Arrufos

O casal de namorados chega à piscina, ela na frente, ele atrás. Calados, cabeças baixas, olhos duros. Ela se senta na borda, ele mergulha e vai para o outro lado, para a parte funda, e fica de costas para ela, queixo e braços apoiados na borda, dez metros de água azul entre eles.

Sentada, balançando os pés na água, ela olha para o namorado que lhe dá as costas ostensivamente. Ela funga algumas vezes, controlando o choro.

Imóvel, ele continua do outro lado da piscina, de costas para ela.

Fecho o livro e tiro o olho da minha filha e da minha sobrinha que brincam perto dela. Olho para os dois, ele imóvel, ela de cabeça baixa olhando para ele.

O que está em jogo agora é quem vai ceder primeiro, quem dará o passo para a reconciliação. Ele está apenas negociando sua rendição, vendendo mais caro a reconciliação em troca da mágoa que ela talvez lhe tenha causado. Mas continua imóvel, fingindo uma dor maior que a que sente.

Ela não agüenta muito tempo. Entra na piscina e vai até ele. Fica do seu lado, faz um carinho em sua cabeça, fala alguma coisa, beija seu ombro. Passa a mão em suas costas, sorri entre triste e acanhada, beija novamente seu ombro.

E então ele se rende, sabendo-se vencedor da pequena guerra sem importância, agora homem e feliz por seu blefe ter funcionado. Beija a namorada com carinho, com um olhar apaixonado e grato. Talvez, durante aqueles poucos minutos em que uma piscina representou a maior distância que pode separar um casal de namorados adolescentes, eles tenham julgado que tudo tinha acabado, e cada um desempenhou o seu papel com a maestria instintiva dos apaixonados.

Minha câmera está na minha mão, mas não tenho coragem de fotografar o casal. A beleza em tudo isso é justamente o fato de que, sem uma foto, essa pequena briga nunca existiu, e por isso se repete, dia após dia, casal após casal, e sempre tão igual.

Originalmente publicado em 10 de dezembro de 2004

10 thoughts on “Arrufos

  1. E no final das contas, não são só os adolescentes a brigar assim. Como a gente complica as coisas… (e o “gente” é genérico!).

  2. Lindo gesto, não fotografar.
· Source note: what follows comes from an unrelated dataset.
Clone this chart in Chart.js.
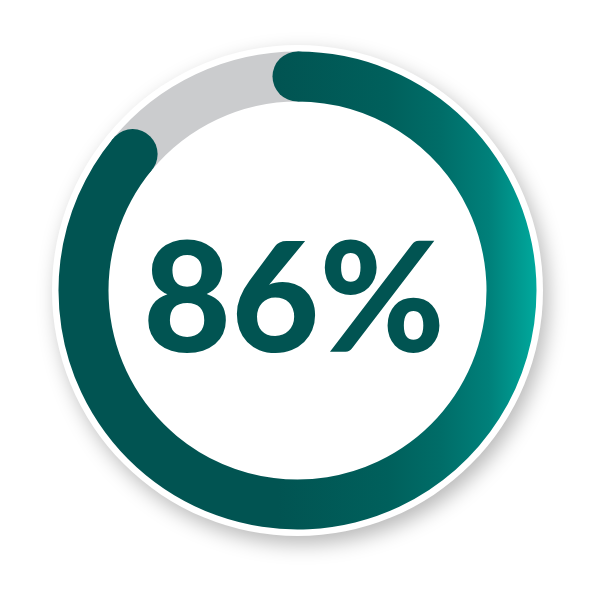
<!DOCTYPE html>
<html>
<head>
<meta charset="utf-8">
<script src="https://cdn.jsdelivr.net/npm/chart.js@4"></script>
<style>
  html, body { margin: 0; padding: 0; background: #fff; }
  #wrap { width: 601px; height: 601px; position: relative; }
</style>
</head>
<body>
<div id="wrap"><canvas id="gauge"></canvas></div>
<script>
// gauge values
const labels = ['Done', 'Remaining'];
const values = [86, 14];
const centerLabel = '86%';

const TEAL_DARK = '#015452';
const GREY = '#CBCCCE';

// horizontal teal gradient across the ring
function ringGradient(chart) {
  const area = chart.chartArea;
  if (!area) return TEAL_DARK;
  const g = chart.ctx.createLinearGradient(area.left, 0, area.right, 0);
  g.addColorStop(0, TEAL_DARK);
  g.addColorStop(0.46, TEAL_DARK);
  g.addColorStop(0.69, '#00605C');
  g.addColorStop(0.8, '#006D68');
  g.addColorStop(0.9, '#00807A');
  g.addColorStop(1, '#00A99D');
  return g;
}

// white disc with soft shadow behind the ring
const discPlugin = {
  id: 'disc',
  beforeDatasetsDraw(chart) {
    const arc = chart.getDatasetMeta(0).data[0];
    if (!arc) return;
    const ctx = chart.ctx;
    ctx.save();
    ctx.shadowColor = 'rgba(0,0,0,0.28)';
    ctx.shadowBlur = 20;
    ctx.shadowOffsetX = 5;
    ctx.shadowOffsetY = 8;
    ctx.fillStyle = '#fff';
    ctx.beginPath();
    ctx.arc(arc.x, arc.y, arc.outerRadius + 6.5, 0, Math.PI * 2);
    ctx.fill();
    ctx.restore();
  }
};

// round caps on the value arc + label in the middle
const capPlugin = {
  id: 'caps',
  afterDatasetsDraw(chart) {
    const arc = chart.getDatasetMeta(0).data[0];
    if (!arc) return;
    const ctx = chart.ctx;
    const mid = (arc.outerRadius + arc.innerRadius) / 2;
    const half = (arc.outerRadius - arc.innerRadius) / 2;
    ctx.save();
    ctx.fillStyle = ringGradient(chart);
    [arc.startAngle, arc.endAngle].forEach(a => {
      ctx.beginPath();
      ctx.arc(arc.x + mid * Math.cos(a), arc.y + mid * Math.sin(a), half, 0, Math.PI * 2);
      ctx.fill();
    });
    ctx.fillStyle = TEAL_DARK;
    ctx.font = '900 152px Lato';
    ctx.textAlign = 'center';
    ctx.textBaseline = 'alphabetic';
    ctx.fillText(centerLabel, arc.x - 3.5, arc.y + 61.5);
    ctx.restore();
  }
};

new Chart(document.getElementById('gauge'), {
  type: 'doughnut',
  data: {
    labels,
    datasets: [{
      data: values,
      backgroundColor: ctx => ctx.dataIndex === 0 ? ringGradient(ctx.chart) : GREY,
      borderWidth: 0
    }]
  },
  options: {
    responsive: true,
    maintainAspectRatio: false,
    animation: false,
    events: [],
    cutout: 189,
    layout: { padding: { left: 58.5, right: 64.5, top: 51.5, bottom: 71.5 } },
    plugins: { legend: { display: false }, tooltip: { enabled: false } }
  },
  plugins: [discPlugin, capPlugin]
});
</script>
</body>
</html>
Por quê perpetuar um momento que com certeza as partes envolvidas terão o máximo interesse em esquecer? à menos que o seu papel fosse de detetive particular o que me parece não foi o caso.
    Grande abraço

  3. Pois é…o fato é que a comunicação é impossível, sempre atada a jogos muito complexos envolvendo espera e dúvidas.De qq forma, essa comunicação truncada é sempre chata.

  4. Li em algum canto “O amor acaba em manhãs silenciosas”. Bora aproveitar os momentos!!
    Bom fim de semana! Beijus

  5. Nossa, como gostei disso!
    Nenhuma fotografia, mesmo fruto de fotógrafo mais sensível, ilustraria este instante que você nos revela com a maestria da sua percepção e das suas palavras.
    Coisa boa de ler numa segunda tão comprida. Valeu mesmo!